There’s a debate going on in the US at the moment that isn’t attracting much commentary here. While it’s a touch arcane, it’s worthy of public discussion. The question is the organisational arrangement for America’s cyber security, cyber offence and signals intelligence capabilities.
The Pentagon and the US intelligence community are in the blue corner, urging President Obama to split military Cyber Command functions away from the intelligence gathering National Security Agency. Senator John McCain, chairman of the Senate Armed Services Committee, is in the red corner, pledging to thwart any attempt to split the two bodies.
Not unusually, Senator McCain has a strong view. His opening statement at a hearing on national security encryption and cyber matters didn’t mince words:
‘Here we go again: another major policy matter has apparently been decided with no consultation whatsoever between the White House or the Department of Defense with this committee. I urge Secretary Carter to provide this committee and the Congress the details of this plan and his reasoning for supporting it. And I hope he will explain what has changed since the last time the administration rejected this idea in 2013…I would remind them that this committee does not take well to being stonewalled while their colleagues in the administration leak information to the press.’
Apart from the Washington beltway shenanigans on public display here, there are some substantive issues underpinning the spat. The organisation split was first discussed in public three years ago, in the wake of the Edward Snowden leaks. The Director of the NSA (DIRNSA) wears two hats; as well as being in charge of the signals intelligence (‘sigint’) gathering function, he has command of the military computer network activities that fall under the Cyber Command.
That command function sits properly under military control because computer network attack can be used to deliver lethal force—in principle, if not to date in practice—through attacks on systems controlling infrastructure where physical harm could result. And, as I’ve argued previously, the military use of cyberattacks is useful as an adjunct to ‘kinetic’ activities in the physical world, by disrupting the ability of adversaries to work out what’s going on and respond in a timely way.
But there’s no requirement for sigint to be under military control. DIRNSA’s counterparts in the ‘five eyes’ intelligence community, including our own Australian Signals Directorate, are all civilians. That doesn’t seem to hinder those agencies from fulfilling their roles, including sigint support to the military. And it’s that military support role that provides an argument for a split. During the 2013 debate, the Director of the Cyber Statecraft Initiative at the Atlantic Council argued that there’s an inherent conflict of interest in having the same person oversee sigint support to the military and command its cyber forces:
‘Imagine if the commander of US Pacific Command were the leading source of information on the Chinese military threat, had the ear of Congress on China policy, ran covert military operations against China, and could decide what information on China was classified. This perverse concentration of power is similar to where the United States has found itself on cyber policy.’
That’d be a strong argument if supporting military cyber operations was all the NSA does. But there’s much more to its role, and I think the rest of its portfolio provides an even better rationale for a civilian Director.
Modern sigint intrudes into civil society through the monitoring of domestic communications, especially in support of counter-terrorism investigations.
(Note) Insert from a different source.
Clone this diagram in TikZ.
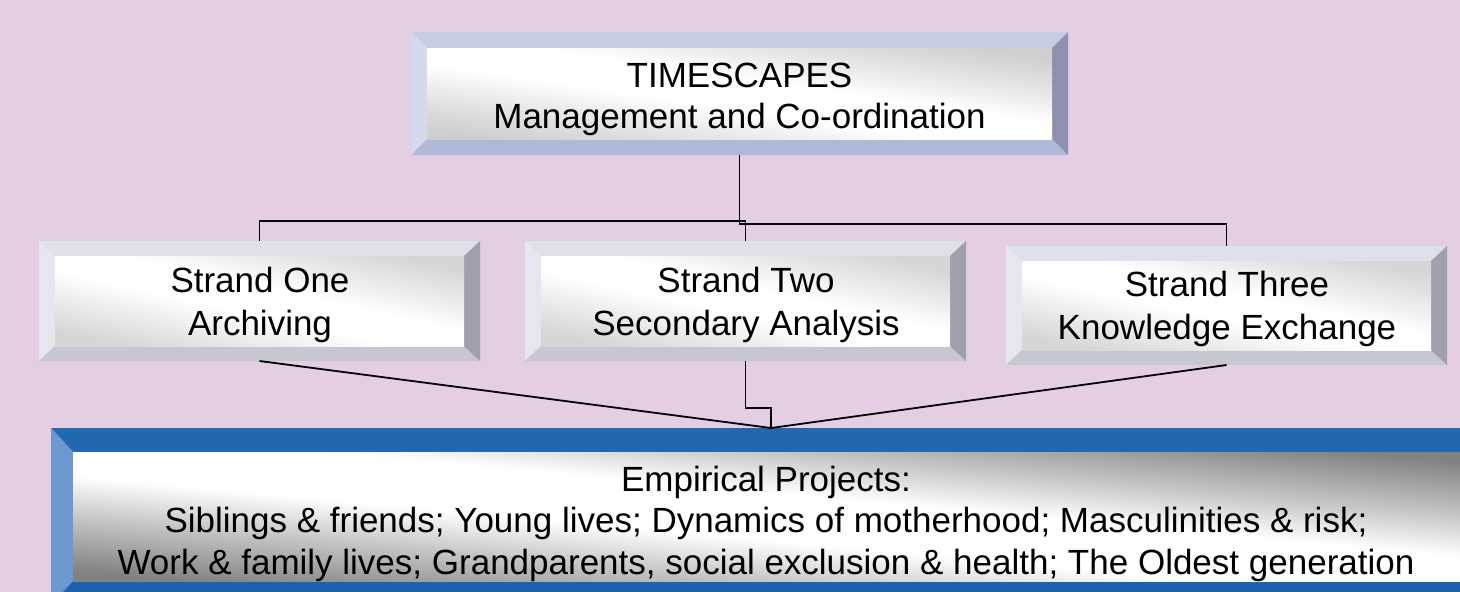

Those activities came to the fore with the Snowden leaks, which also revealed the (dis)function of the relevant civilian oversight mechanisms. There’s something disquieting about the military presiding over activities that impinge on the civil population and which have civilian oversight.
In 2013 the Obama administration decided against a split, arguing on the grounds of efficiency; ‘without the dual-hat arrangement, elaborate procedures would have to be put in place to ensure that effective coordination continued and avoid creating duplicative capabilities in each organisation’. That argument reflects the historical relationship between sigint and cyber.
The sigint agencies were pulled into cyberspace early on because of the convergence of communication and computer technologies, which saw communications travelling on computer networks as well as ‘traditional’ telecommunication channels. The lure of communications ‘data at rest’ (like emails sitting on computers), which removed the need for real time interception of signals, was too much to resist. The sigint folks started to develop the tools and techniques required to exploit cyberspace.
In that sense there’s a natural synergy between sigint and military cyber operations. Whatever the organisational structure, an exchange of skills and expertise between the two is almost inevitable, and colocation makes sense. But there’s no obvious reason for both functions to be headed by the same person. Making DIRNSA a civilian position would make for better governance, and Cyber Command could properly remain a military position. We’re not privy to why the Obama administration has changed its mind in the past three years, but I think they’ve got it right this time.